Spam sorting (was Re: Install assistance needed in Berkeley area)

Nick Moffitt nick@zork.net
Fri, 2 Jan 2004 22:52:30 -0800


begin  Tim Freeman  quotation:
> begin  Nick Moffitt  quotation:
> > This is the key to bayesian filtering: The more spam you *get*, the
> > less you have to *read*!
> 
> So how big is your training corpus by now?  I have about 1000 spams
> and 1000 hams.

	I don't know.  I just let procmail do self-reinforcing.  I
trained initially on just a few hundred messages (sanitized
spamassassin catches for spam, saved mail for non-spam (also, it's
kind of aggravating that people use the term "ham" to refer to
the good mails you want to keep)).

> Do you ever expire old messages from the training corpus?  I don't.
> I'm thinking of it, though, since my older training hams have a
> different average age from my older training spams, and bogofilter
> seems to learn from inessential things like changes in dates and
> consequences of changes in how receiving email is set up.  However
> in tests I was never able to get improved sorting by leaving out the
> old skewed emails, probably because I have relatively little
> training data.

	I don't understand what you're talking about.  It sure doesn't
sound like any self-reinforcing bayesian filter techniques any sane
person would use.  How do you let it adapt if you keep a static
training corpus instead of treating that like an initial seed?
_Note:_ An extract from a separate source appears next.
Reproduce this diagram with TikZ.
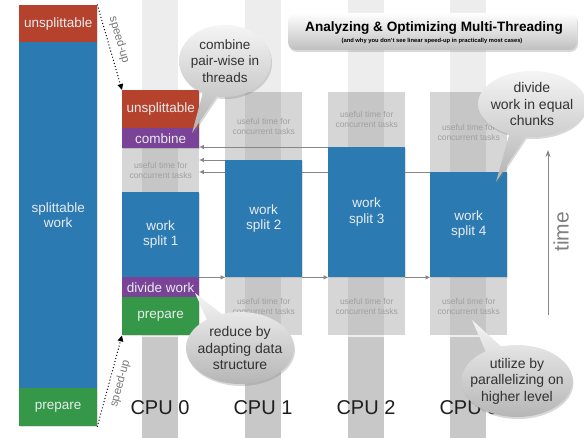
\documentclass[tikz,border=0pt]{standalone}
\usepackage{fontspec}
\setmainfont{Liberation Sans}
\usetikzlibrary{shapes.callouts,shadows,arrows.meta}
\definecolor{cred}{RGB}{181,66,45}
\definecolor{cblue}{RGB}{44,122,178}
\definecolor{cpurple}{RGB}{122,67,152}
\definecolor{cgreen}{RGB}{52,152,72}
\definecolor{btext}{RGB}{232,236,238}
\definecolor{gtext}{RGB}{160,160,160}
\definecolor{stripe}{RGB}{237,237,237}
\definecolor{stripedk}{RGB}{200,200,200}
\definecolor{arrowgrey}{RGB}{135,135,135}
\definecolor{bubtext}{RGB}{50,50,50}
\definecolor{speedgrey}{RGB}{120,120,120}
\begin{document}
\begin{tikzpicture}[x=1pt,y=-1pt,
  colbox/.style={anchor=north west, minimum width=77pt, inner sep=0pt, align=center,
    text=btext, font=\fontsize{13.5}{15.5}\selectfont,
    drop shadow={opacity=0.25,shadow xshift=0.8pt,shadow yshift=-0.8pt}},
  leftbox/.style={colbox, minimum width=78pt},
  greybox/.style={anchor=north west, minimum width=77pt, inner sep=0pt, align=center,
    fill=black, fill opacity=0.16, text opacity=1, text=gtext,
    font=\fontsize{8.5}{10}\selectfont},
  harrow/.style={draw=arrowgrey, line width=0.9pt, -{Triangle[length=4.5pt,width=4pt]}},
  speedarrow/.style={draw=black, line width=1.4pt, line cap=round, dash pattern=on 0pt off 3.2pt,
    -{Triangle[length=6pt,width=5.5pt]}},
  speedlabel/.style={text=speedgrey, font=\fontsize{11.5}{12}\selectfont, sloped, inner sep=1pt},
  cpulabel/.style={text=black!88, font=\fontsize{20}{22}\selectfont},
  bubble/.style={ellipse callout, inner sep=0pt, draw=none,
    top color=black!4, bottom color=black!30, callout pointer arc=18,
    drop shadow={opacity=0.3,shadow xshift=1pt,shadow yshift=-2pt}},
  bubtxt/.style={text=bubtext, align=center, inner sep=0pt},
  titlebox/.style={rounded corners=8pt, minimum width=289pt, minimum height=37pt,
    top color=white, bottom color=black!25, draw=none,
    drop shadow={opacity=0.3,shadow xshift=1pt,shadow yshift=-2pt}}
]
\useasboundingbox (0,0) rectangle (584,438);
\fill[white] (0,0) rectangle (584,438);

% lane stripes
\foreach \L in {122,225,328,430}{
  \fill[stripe] (\L+20,0) rectangle (\L+56,337);
  \fill[stripedk] (\L+20,337) rectangle (\L+56,438);
}

% left bar
\node[leftbox, fill=cred, minimum height=37pt] (lred) at (19,5) {unsplittable};
\node[leftbox, fill=cblue, minimum height=346pt] (lblue) at (19,42) {splittable\\work};
\node[leftbox, fill=cgreen, minimum height=38pt] (lgreen) at (19,388) {prepare};

% CPU 0
\node[colbox, fill=cred, minimum height=38pt] (c0red) at (122,90) {unsplittable};
\node[colbox, fill=cpurple, minimum height=20pt] (c0comb) at (122,128) {combine};
\node[greybox, minimum height=44pt] (c0g) at (122,148) {useful time for\\concurrent tasks};
\node[colbox, fill=cblue, minimum height=85pt] (w1) at (122,192) {work\\split 1};
\node[colbox, fill=cpurple, minimum height=20pt] (c0div) at (122,277) {divide work};
\node[colbox, fill=cgreen, minimum height=38pt] (c0prep) at (122,297) {prepare};

% grey boxes of CPUs 1-3
\node[greybox, minimum height=68pt] (c1gt) at (225,92) {useful time for\\concurrent tasks};
\node[greybox, minimum height=55pt] (c2gt) at (328,92) {useful time for\\concurrent tasks};
\node[greybox, minimum height=80pt] (c3gt) at (430,92) {useful time for\\concurrent tasks};
\node[greybox, minimum height=58pt] (c1gb) at (225,277) {useful time for\\concurrent tasks};
\node[greybox, minimum height=58pt] (c2gb) at (328,277) {useful time for\\concurrent tasks};
\node[greybox, minimum height=58pt] (c3gb) at (430,277) {useful time for\\concurrent tasks};

% arrows behind the work blocks
\coordinate (a3) at (328,147);
\coordinate (a2) at (225,160);
\coordinate (a4) at (430,172);
\draw[harrow] (a3) -- (a3 -| c0g.east);
\draw[harrow] (a2) -- (a2 -| c0g.east);
\draw[harrow] (a4) -- (a4 -| c0g.east);

% work splits
\node[colbox, fill=cblue, minimum height=117pt] (w2) at (225,160) {work\\split 2};
\node[colbox, fill=cblue, minimum height=130pt] (w3) at (328,147) {work\\split 3};
\node[colbox, fill=cblue, minimum height=105pt] (w4) at (430,172) {work\\split 4};

\draw[harrow] (w1.south east) -- (w2.south west);
\draw[harrow] (w2.south east) -- (w3.south west);
\draw[harrow] (w3.south east) -- (w4.south west);

% speed-up arrows
\draw[speedarrow] (lred.north east) -- node[speedlabel, pos=0.45, above=4pt] (su1) {speed-up} (c0red.north west);
\draw[speedarrow] (lgreen.south east) -- node[speedlabel, pos=0.5, below=4pt] (su2) {speed-up} (c0prep.south west);

% time axis
\coordinate (tbot) at (548,315);
\coordinate (ttop) at (548,150);
\draw[draw=arrowgrey, line width=1pt, -{Stealth[length=7pt,width=5pt]}] (tbot) -- (ttop);
\node[rotate=90, text=black!50, font=\fontsize{21}{21}\selectfont] (timel) at (561,232) {time};

% CPU labels
\node[cpulabel] (cpu0) at (160,408) {CPU 0};
\node[cpulabel] (cpu1) at (263,408) {CPU 1};
\node[cpulabel] (cpu2) at (366,408) {CPU 2};
\node[cpulabel] (cpu3) at (469,408) {CPU 3};

% speech bubbles
\node[bubble, minimum width=92pt, minimum height=72pt, callout absolute pointer={(192,133)}] (b1) at (225,61) {};
\node[bubtxt, font=\fontsize{13.5}{16.5}\selectfont] (b1t) at (b1.center) {combine\\pair-wise in\\threads};

\node[bubble, minimum width=108pt, minimum height=66pt, callout absolute pointer={(496,182)}] (b2) at (532,104) {};
\node[bubtxt, font=\fontsize{14}{16.5}\selectfont] (b2t) at (b2.center) {divide\\work in equal\\chunks};

\node[bubble, minimum width=108pt, minimum height=72pt, callout absolute pointer={(195,293)}] (b3) at (240,348) {};
\node[bubtxt, font=\fontsize{14}{16.5}\selectfont] (b3t) at (b3.center) {reduce by\\adapting data\\structure};

\node[bubble, minimum width=111pt, minimum height=72pt, callout absolute pointer={(472,320)}] (b4) at (517,381) {};
\node[bubtxt, font=\fontsize{14}{16.5}\selectfont] (b4t) at (b4.center) {utilize by\\parallelizing on\\higher level};

% title
\node[titlebox] (title) at (432.5,31.5) {};
\node[font=\bfseries\fontsize{13.6}{15}\selectfont, inner sep=0pt] (t1) at (434,28) {Analyzing \& Optimizing Multi-Threading};
\node[font=\bfseries\fontsize{5.8}{7}\selectfont, inner sep=0pt] (t2) at (432,41) {(and why you don't see linear speed-up in practically most cases)};
\end{tikzpicture}
\end{document}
> Do you retain all messages that you've trained your spam filter on?
> I retain them just in case I want to change spam filters some day,
> and so I can do experiments to figure out the best threshhold to use
> for bogofilter, or the experiment I mentioned in the previous
> paragraph of leaving out old training data to see if it improves
> things.

	I logrotate them every day, deleting after four.  I get
megabytes of the stuff, and haven't had any false positives for
several months.

> There are lots of single-user programs, like emacs, that get
> packages.  You know this so I must not have understood you properly.
> Which single-user programs do you think won't get packages?

	You install emacs once, and many people use it.  Bogofilter
can operate from one installation, storing data in ~/.whatever.  I
assume he meant that spambayes gets one data dir per installation, so
you can't have multiple users with different spambayes databases on
the same machine without multiple separate installations.

> All it takes is one enthusiastic and competent person to make a
> package, so I think it's just bad luck that this person hasn't shown
> up for spambayes.

	Are you volunteering?

-- 
"Forget the damned motor car and build cities for lovers and friends."
	-- Lewis Mumford

end